1985 Mar 6 Maureen Delanty of O&M reported in the 'February Monthly Report' to Peter G. Sparber (TI Vice President) that she had:

"Attended Public Choice Society meeting in New Orleans and reported to you on the event. Final revisions are complete on Fred McChesney's paper and he will submit it for publication in the next two weeks." [12]

The Atlanta Journal-Constitution (Atlanta, GA) published on March 10, 1985 an op-ed article called "Simplifed Tax System Is Needed to End Confusion and Inequities" in which he wrote:

"Both excise and corporate taxes should be eliminated. ... tobacco-product manufacturers have an effective rate of 36 percent. Other corporations escape with tax rates as low as 2 percent of income." [13] [14]

1985 Jul 31 Another of his tobacco industry friendly op-eds called "Is the American Tax System Fair? " was published in News (North Tonawanda, NY) on July 31, 1985. [15]


1985 Dec 12: Annual Report of the Tobacco Institute's Public Relations division lists Professor Adams as having served them well:

We believe that the active and creative use of experts -- our scientists in particular -- gives us an edge. But without question, public smoking is our toughest challenge. A close second is taxation. In 1985, most of our resources in this area were focused on the federal situation. That being the case, we concentrated almost exclusively on the home districts and offices of the 56 members of the House Ways and Means and Senate Finance Committees.

We identified and utilized economists from universities in 48 of those districts. Some testified at the four federal tax hearings in which had interest. Others participated in academic symposia attended by Congressional staffers. Others communicated directly with their Congressmen.
And 34 of them wrote op-ed articles on the need to consider excises as part of tax reform. Many of these articles appeared in the principal newspaper in the targeted districts which have, by our estimation, a total circulation of nearly 4 million. The economists were of great help. [SNIP]

Professor Fred McChesney (Emory University) wrote an op-ed article on tax reform that appeared in the Atlanta Journa] Constitution on March 10 (newspaper in home district of Ways & Means Member Fowler). Copies were sent to Fowler and Ways & Means Member Jenkins.

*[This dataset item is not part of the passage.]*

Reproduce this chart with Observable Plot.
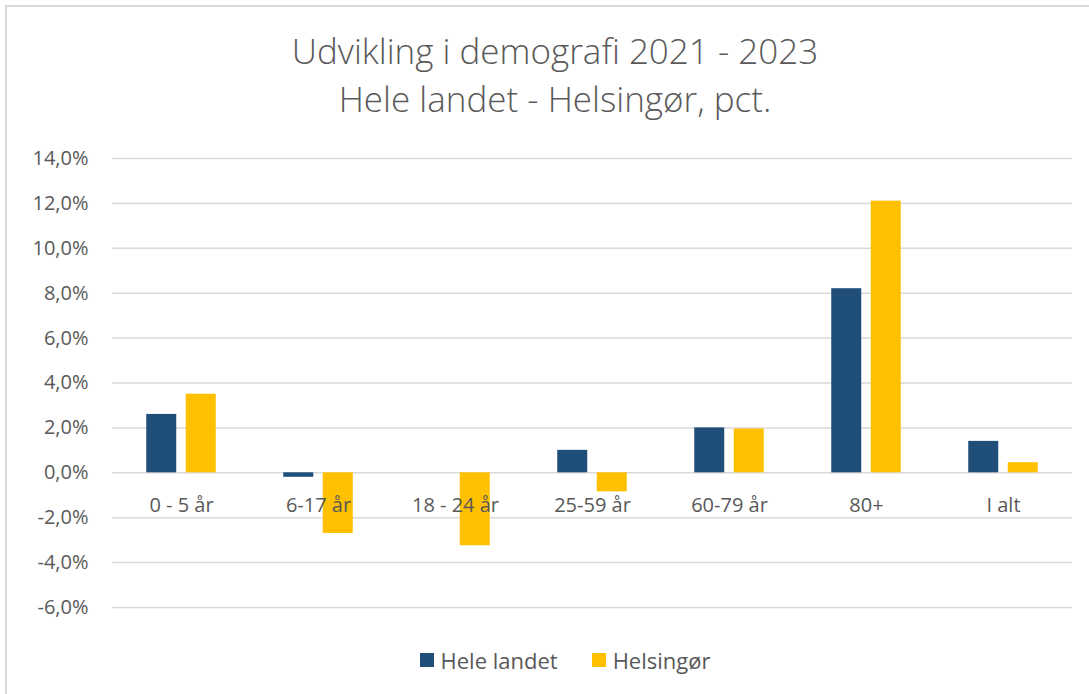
<!DOCTYPE html>
<html>
<head>
<meta charset="utf-8">
<script src="https://cdn.jsdelivr.net/npm/d3@7"></script>
<script src="https://cdn.jsdelivr.net/npm/@observablehq/plot@0.6"></script>
<style>
  html, body { margin: 0; padding: 0; background: #fff; }
  #chart { position: relative; width: 1089px; height: 694px; overflow: hidden; font-family: "Open Sans", Lato, sans-serif; color: #595959; }
  #frame { position: absolute; left: 5px; top: 5px; right: -10px; bottom: -10px; border-left: 2px solid #d9d9d9; border-top: 2px solid #d9d9d9; }
  #title { position: absolute; left: 0; width: 1110px; top: 27px; text-align: center; font-size: 35px; line-height: 48px; font-weight: 300; color: #595959; }
  #plot { position: absolute; left: 0; top: 130px; }
  #legend { position: absolute; top: 645px; left: 0; width: 1130px; display: flex; justify-content: center; gap: 34px; font-size: 22px; }
  .item { display: flex; align-items: center; gap: 7px; }
  .sw { width: 14px; height: 14px; display: inline-block; }
</style>
</head>
<body>
<div id="chart">
  <div id="frame"></div>
  <div id="title">Udvikling i demografi 2021 - 2023<br>Hele landet - Helsingør, pct.</div>
  <div id="plot"></div>
  <div id="legend"></div>
</div>
<script>
const categories = ["0 - 5 år", "6-17 år", "18 - 24 år", "25-59 år", "60-79 år", "80+", "I alt"];
const heleLandet = [2.6, -0.2, 0.0, 1.0, 2.0, 8.2, 1.4];
const helsingor = [3.5, -2.7, -3.25, -0.85, 1.95, 12.1, 0.45];
const seriesNames = ["Hele landet", "Helsingør"];
const seriesColors = ["#1f4e79", "#ffc000"];
const yTicks = [-6, -4, -2, 0, 2, 4, 6, 8, 10, 12, 14];

const heleRows = categories.map((c, i) => ({category: c, value: heleLandet[i]}));
const helsRows = categories.map((c, i) => ({category: c, value: helsingor[i]}));
const fmt = d => d.toFixed(1).replace(".", ",") + "%";

const chart = Plot.plot({
  width: 1089,
  height: 500,
  marginLeft: 112,
  marginRight: 17,
  marginTop: 28,
  marginBottom: 23,
  style: {fontFamily: "'Open Sans', Lato, sans-serif", fontSize: "20px", color: "#595959", background: "transparent"},
  x: {domain: categories, paddingInner: 0.778, paddingOuter: 0.389, axis: null},
  y: {domain: [-6, 14], axis: null},
  marks: [
    Plot.ruleY(yTicks, {stroke: "#d9d9d9", strokeWidth: 1.5}),
    Plot.axisY({ticks: yTicks, tickFormat: fmt, tickSize: 0, tickPadding: 24, label: null, fontSize: 20, fill: "#595959"}),
    Plot.barY(heleRows, {x: "category", y: "value", dx: -19.75, fill: seriesColors[0]}),
    Plot.barY(helsRows, {x: "category", y: "value", dx: 19.75, fill: seriesColors[1]}),
    Plot.text(categories, {x: d => d, y: () => 0, dy: 33, fill: "#595959", fontSize: 20})
  ]
});
document.getElementById("plot").appendChild(chart);

const legend = document.getElementById("legend");
seriesNames.forEach((n, i) => {
  const it = document.createElement("div");
  it.className = "item";
  it.innerHTML = `<span class="sw" style="background:${seriesColors[i]}"></span><span>${n}</span>`;
  legend.appendChild(it);
});
</script>
</body>
</html>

Professor McChesney and Dr. Robert Tollison (George Mason University) participated in tax reform seminar sponsored by Emory University and featuring Congressman Fowler. [16]

1986 and 1987 McChesney was the John M. Olin Fellow in Law & Economics at the School of Law, University of Chicago and a Visiting Professor in 1987 and 1988 at the same university.


1989 Jan 11 his name was still on TI's list of economists. [17]


2000 + More recently Fred McChesney occupies the position of the James B. Haddad Professor at Northwestern University Law School (Chicago, IL).